TASK DESCRIPTION » Restate the complete material exactly.

GIVEN DATA »
——

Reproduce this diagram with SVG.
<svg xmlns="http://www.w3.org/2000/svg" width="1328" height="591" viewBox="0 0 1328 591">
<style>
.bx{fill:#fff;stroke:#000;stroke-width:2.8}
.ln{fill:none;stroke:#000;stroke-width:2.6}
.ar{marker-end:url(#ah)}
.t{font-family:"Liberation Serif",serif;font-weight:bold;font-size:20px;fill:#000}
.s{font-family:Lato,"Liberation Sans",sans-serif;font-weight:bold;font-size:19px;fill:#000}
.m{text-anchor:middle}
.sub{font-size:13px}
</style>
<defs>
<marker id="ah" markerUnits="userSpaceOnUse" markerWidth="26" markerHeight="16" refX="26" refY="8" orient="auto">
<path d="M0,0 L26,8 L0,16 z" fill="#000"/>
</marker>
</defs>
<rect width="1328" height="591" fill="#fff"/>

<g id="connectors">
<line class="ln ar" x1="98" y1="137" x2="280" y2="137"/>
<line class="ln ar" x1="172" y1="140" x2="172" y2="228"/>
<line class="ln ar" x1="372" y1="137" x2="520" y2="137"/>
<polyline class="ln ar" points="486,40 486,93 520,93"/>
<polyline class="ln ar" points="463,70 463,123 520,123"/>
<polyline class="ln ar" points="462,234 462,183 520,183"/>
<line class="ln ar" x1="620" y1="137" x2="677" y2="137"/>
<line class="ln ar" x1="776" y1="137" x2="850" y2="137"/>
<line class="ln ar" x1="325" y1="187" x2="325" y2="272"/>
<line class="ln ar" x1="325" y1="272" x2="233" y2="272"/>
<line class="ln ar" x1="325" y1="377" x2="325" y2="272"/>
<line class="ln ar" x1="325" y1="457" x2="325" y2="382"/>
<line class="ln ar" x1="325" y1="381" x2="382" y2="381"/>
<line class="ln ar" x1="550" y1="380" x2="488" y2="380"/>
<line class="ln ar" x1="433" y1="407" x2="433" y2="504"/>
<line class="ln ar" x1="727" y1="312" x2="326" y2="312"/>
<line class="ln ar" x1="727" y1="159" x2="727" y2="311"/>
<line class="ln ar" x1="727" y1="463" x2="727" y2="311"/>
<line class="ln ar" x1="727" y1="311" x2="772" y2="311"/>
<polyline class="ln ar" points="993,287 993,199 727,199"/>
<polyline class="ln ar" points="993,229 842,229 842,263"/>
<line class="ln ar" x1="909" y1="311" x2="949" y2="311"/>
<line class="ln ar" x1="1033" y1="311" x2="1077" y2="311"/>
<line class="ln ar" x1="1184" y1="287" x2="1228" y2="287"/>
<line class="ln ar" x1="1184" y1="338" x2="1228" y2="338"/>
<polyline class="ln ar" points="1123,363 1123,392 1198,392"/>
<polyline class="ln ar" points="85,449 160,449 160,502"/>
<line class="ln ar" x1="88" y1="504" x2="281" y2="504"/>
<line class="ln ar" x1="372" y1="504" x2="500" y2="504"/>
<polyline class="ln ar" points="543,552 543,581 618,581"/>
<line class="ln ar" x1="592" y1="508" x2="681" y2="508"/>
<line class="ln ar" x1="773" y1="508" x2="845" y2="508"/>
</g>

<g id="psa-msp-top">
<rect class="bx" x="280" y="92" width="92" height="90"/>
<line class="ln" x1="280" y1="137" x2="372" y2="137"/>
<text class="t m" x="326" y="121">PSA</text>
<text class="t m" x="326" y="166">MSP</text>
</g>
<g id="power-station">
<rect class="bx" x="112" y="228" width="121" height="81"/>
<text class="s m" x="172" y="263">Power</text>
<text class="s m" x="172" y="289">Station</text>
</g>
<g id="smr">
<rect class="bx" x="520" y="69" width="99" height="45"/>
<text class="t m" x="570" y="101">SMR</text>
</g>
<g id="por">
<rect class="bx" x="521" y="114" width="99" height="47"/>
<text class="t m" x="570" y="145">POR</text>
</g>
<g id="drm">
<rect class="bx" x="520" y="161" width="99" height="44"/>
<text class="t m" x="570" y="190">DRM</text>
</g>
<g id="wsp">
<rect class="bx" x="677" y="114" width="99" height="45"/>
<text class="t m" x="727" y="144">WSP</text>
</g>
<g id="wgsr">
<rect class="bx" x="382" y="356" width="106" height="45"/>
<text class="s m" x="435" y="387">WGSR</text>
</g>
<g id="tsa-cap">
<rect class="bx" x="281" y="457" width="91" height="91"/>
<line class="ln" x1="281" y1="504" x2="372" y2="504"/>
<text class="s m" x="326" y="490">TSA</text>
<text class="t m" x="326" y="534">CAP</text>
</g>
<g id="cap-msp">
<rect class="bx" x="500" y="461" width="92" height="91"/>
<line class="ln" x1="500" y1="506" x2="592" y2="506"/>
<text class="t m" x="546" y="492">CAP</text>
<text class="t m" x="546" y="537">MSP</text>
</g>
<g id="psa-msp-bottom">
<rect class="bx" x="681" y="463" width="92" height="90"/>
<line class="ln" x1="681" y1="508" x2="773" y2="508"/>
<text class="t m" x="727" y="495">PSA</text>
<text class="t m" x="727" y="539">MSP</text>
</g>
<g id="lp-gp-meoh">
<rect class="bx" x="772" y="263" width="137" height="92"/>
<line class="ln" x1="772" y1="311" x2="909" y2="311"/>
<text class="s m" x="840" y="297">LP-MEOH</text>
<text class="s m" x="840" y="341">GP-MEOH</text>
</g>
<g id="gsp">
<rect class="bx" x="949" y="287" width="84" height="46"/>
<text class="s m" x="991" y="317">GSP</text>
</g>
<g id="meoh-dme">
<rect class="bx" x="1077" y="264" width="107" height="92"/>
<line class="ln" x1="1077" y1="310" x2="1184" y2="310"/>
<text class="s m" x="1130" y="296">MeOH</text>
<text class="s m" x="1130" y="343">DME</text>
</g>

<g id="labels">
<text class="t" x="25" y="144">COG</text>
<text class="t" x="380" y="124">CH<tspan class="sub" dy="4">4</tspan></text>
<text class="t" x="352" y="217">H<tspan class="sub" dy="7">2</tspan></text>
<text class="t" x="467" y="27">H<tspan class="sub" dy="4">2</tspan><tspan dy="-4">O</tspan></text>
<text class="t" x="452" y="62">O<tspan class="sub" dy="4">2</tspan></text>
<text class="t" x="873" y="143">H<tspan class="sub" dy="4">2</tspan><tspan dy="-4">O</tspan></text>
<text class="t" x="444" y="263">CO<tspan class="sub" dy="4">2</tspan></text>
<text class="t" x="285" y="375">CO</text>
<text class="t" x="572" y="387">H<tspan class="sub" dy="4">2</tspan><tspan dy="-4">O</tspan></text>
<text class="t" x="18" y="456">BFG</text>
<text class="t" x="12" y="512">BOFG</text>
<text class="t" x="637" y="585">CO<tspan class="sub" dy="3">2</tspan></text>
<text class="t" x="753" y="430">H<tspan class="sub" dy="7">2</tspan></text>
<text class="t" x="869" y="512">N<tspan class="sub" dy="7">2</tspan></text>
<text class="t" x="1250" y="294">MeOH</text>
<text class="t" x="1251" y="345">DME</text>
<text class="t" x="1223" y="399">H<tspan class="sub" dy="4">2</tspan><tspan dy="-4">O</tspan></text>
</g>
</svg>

——

RESPONSE TO THE EXERCISE »
Reproduce this diagram with SVG.
<svg xmlns="http://www.w3.org/2000/svg" width="1328" height="591" viewBox="0 0 1328 591">
<style>
.bx{fill:#fff;stroke:#000;stroke-width:2.8}
.ln{fill:none;stroke:#000;stroke-width:2.6}
.ar{marker-end:url(#ah)}
.t{font-family:"Liberation Serif",serif;font-weight:bold;font-size:20px;fill:#000}
.s{font-family:Lato,"Liberation Sans",sans-serif;font-weight:bold;font-size:19px;fill:#000}
.m{text-anchor:middle}
.sub{font-size:13px}
</style>
<defs>
<marker id="ah" markerUnits="userSpaceOnUse" markerWidth="26" markerHeight="16" refX="26" refY="8" orient="auto">
<path d="M0,0 L26,8 L0,16 z" fill="#000"/>
</marker>
</defs>
<rect width="1328" height="591" fill="#fff"/>

<g id="connectors">
<line class="ln ar" x1="98" y1="137" x2="280" y2="137"/>
<line class="ln ar" x1="172" y1="140" x2="172" y2="228"/>
<line class="ln ar" x1="372" y1="137" x2="520" y2="137"/>
<polyline class="ln ar" points="486,40 486,93 520,93"/>
<polyline class="ln ar" points="463,70 463,123 520,123"/>
<polyline class="ln ar" points="462,234 462,183 520,183"/>
<line class="ln ar" x1="620" y1="137" x2="677" y2="137"/>
<line class="ln ar" x1="776" y1="137" x2="850" y2="137"/>
<line class="ln ar" x1="325" y1="187" x2="325" y2="272"/>
<line class="ln ar" x1="325" y1="272" x2="233" y2="272"/>
<line class="ln ar" x1="325" y1="377" x2="325" y2="272"/>
<line class="ln ar" x1="325" y1="457" x2="325" y2="382"/>
<line class="ln ar" x1="325" y1="381" x2="382" y2="381"/>
<line class="ln ar" x1="550" y1="380" x2="488" y2="380"/>
<line class="ln ar" x1="433" y1="407" x2="433" y2="504"/>
<line class="ln ar" x1="727" y1="312" x2="326" y2="312"/>
<line class="ln ar" x1="727" y1="159" x2="727" y2="311"/>
<line class="ln ar" x1="727" y1="463" x2="727" y2="311"/>
<line class="ln ar" x1="727" y1="311" x2="772" y2="311"/>
<polyline class="ln ar" points="993,287 993,199 727,199"/>
<polyline class="ln ar" points="993,229 842,229 842,263"/>
<line class="ln ar" x1="909" y1="311" x2="949" y2="311"/>
<line class="ln ar" x1="1033" y1="311" x2="1077" y2="311"/>
<line class="ln ar" x1="1184" y1="287" x2="1228" y2="287"/>
<line class="ln ar" x1="1184" y1="338" x2="1228" y2="338"/>
<polyline class="ln ar" points="1123,363 1123,392 1198,392"/>
<polyline class="ln ar" points="85,449 160,449 160,502"/>
<line class="ln ar" x1="88" y1="504" x2="281" y2="504"/>
<line class="ln ar" x1="372" y1="504" x2="500" y2="504"/>
<polyline class="ln ar" points="543,552 543,581 618,581"/>
<line class="ln ar" x1="592" y1="508" x2="681" y2="508"/>
<line class="ln ar" x1="773" y1="508" x2="845" y2="508"/>
</g>

<g id="psa-msp-top">
<rect class="bx" x="280" y="92" width="92" height="90"/>
<line class="ln" x1="280" y1="137" x2="372" y2="137"/>
<text class="t m" x="326" y="121">PSA</text>
<text class="t m" x="326" y="166">MSP</text>
</g>
<g id="power-station">
<rect class="bx" x="112" y="228" width="121" height="81"/>
<text class="s m" x="172" y="263">Power</text>
<text class="s m" x="172" y="289">Station</text>
</g>
<g id="smr">
<rect class="bx" x="520" y="69" width="99" height="45"/>
<text class="t m" x="570" y="101">SMR</text>
</g>
<g id="por">
<rect class="bx" x="521" y="114" width="99" height="47"/>
<text class="t m" x="570" y="145">POR</text>
</g>
<g id="drm">
<rect class="bx" x="520" y="161" width="99" height="44"/>
<text class="t m" x="570" y="190">DRM</text>
</g>
<g id="wsp">
<rect class="bx" x="677" y="114" width="99" height="45"/>
<text class="t m" x="727" y="144">WSP</text>
</g>
<g id="wgsr">
<rect class="bx" x="382" y="356" width="106" height="45"/>
<text class="s m" x="435" y="387">WGSR</text>
</g>
<g id="tsa-cap">
<rect class="bx" x="281" y="457" width="91" height="91"/>
<line class="ln" x1="281" y1="504" x2="372" y2="504"/>
<text class="s m" x="326" y="490">TSA</text>
<text class="t m" x="326" y="534">CAP</text>
</g>
<g id="cap-msp">
<rect class="bx" x="500" y="461" width="92" height="91"/>
<line class="ln" x1="500" y1="506" x2="592" y2="506"/>
<text class="t m" x="546" y="492">CAP</text>
<text class="t m" x="546" y="537">MSP</text>
</g>
<g id="psa-msp-bottom">
<rect class="bx" x="681" y="463" width="92" height="90"/>
<line class="ln" x1="681" y1="508" x2="773" y2="508"/>
<text class="t m" x="727" y="495">PSA</text>
<text class="t m" x="727" y="539">MSP</text>
</g>
<g id="lp-gp-meoh">
<rect class="bx" x="772" y="263" width="137" height="92"/>
<line class="ln" x1="772" y1="311" x2="909" y2="311"/>
<text class="s m" x="840" y="297">LP-MEOH</text>
<text class="s m" x="840" y="341">GP-MEOH</text>
</g>
<g id="gsp">
<rect class="bx" x="949" y="287" width="84" height="46"/>
<text class="s m" x="991" y="317">GSP</text>
</g>
<g id="meoh-dme">
<rect class="bx" x="1077" y="264" width="107" height="92"/>
<line class="ln" x1="1077" y1="310" x2="1184" y2="310"/>
<text class="s m" x="1130" y="296">MeOH</text>
<text class="s m" x="1130" y="343">DME</text>
</g>

<g id="labels">
<text class="t" x="25" y="144">COG</text>
<text class="t" x="380" y="124">CH<tspan class="sub" dy="4">4</tspan></text>
<text class="t" x="352" y="217">H<tspan class="sub" dy="7">2</tspan></text>
<text class="t" x="467" y="27">H<tspan class="sub" dy="4">2</tspan><tspan dy="-4">O</tspan></text>
<text class="t" x="452" y="62">O<tspan class="sub" dy="4">2</tspan></text>
<text class="t" x="873" y="143">H<tspan class="sub" dy="4">2</tspan><tspan dy="-4">O</tspan></text>
<text class="t" x="444" y="263">CO<tspan class="sub" dy="4">2</tspan></text>
<text class="t" x="285" y="375">CO</text>
<text class="t" x="572" y="387">H<tspan class="sub" dy="4">2</tspan><tspan dy="-4">O</tspan></text>
<text class="t" x="18" y="456">BFG</text>
<text class="t" x="12" y="512">BOFG</text>
<text class="t" x="637" y="585">CO<tspan class="sub" dy="3">2</tspan></text>
<text class="t" x="753" y="430">H<tspan class="sub" dy="7">2</tspan></text>
<text class="t" x="869" y="512">N<tspan class="sub" dy="7">2</tspan></text>
<text class="t" x="1250" y="294">MeOH</text>
<text class="t" x="1251" y="345">DME</text>
<text class="t" x="1223" y="399">H<tspan class="sub" dy="4">2</tspan><tspan dy="-4">O</tspan></text>
</g>
</svg>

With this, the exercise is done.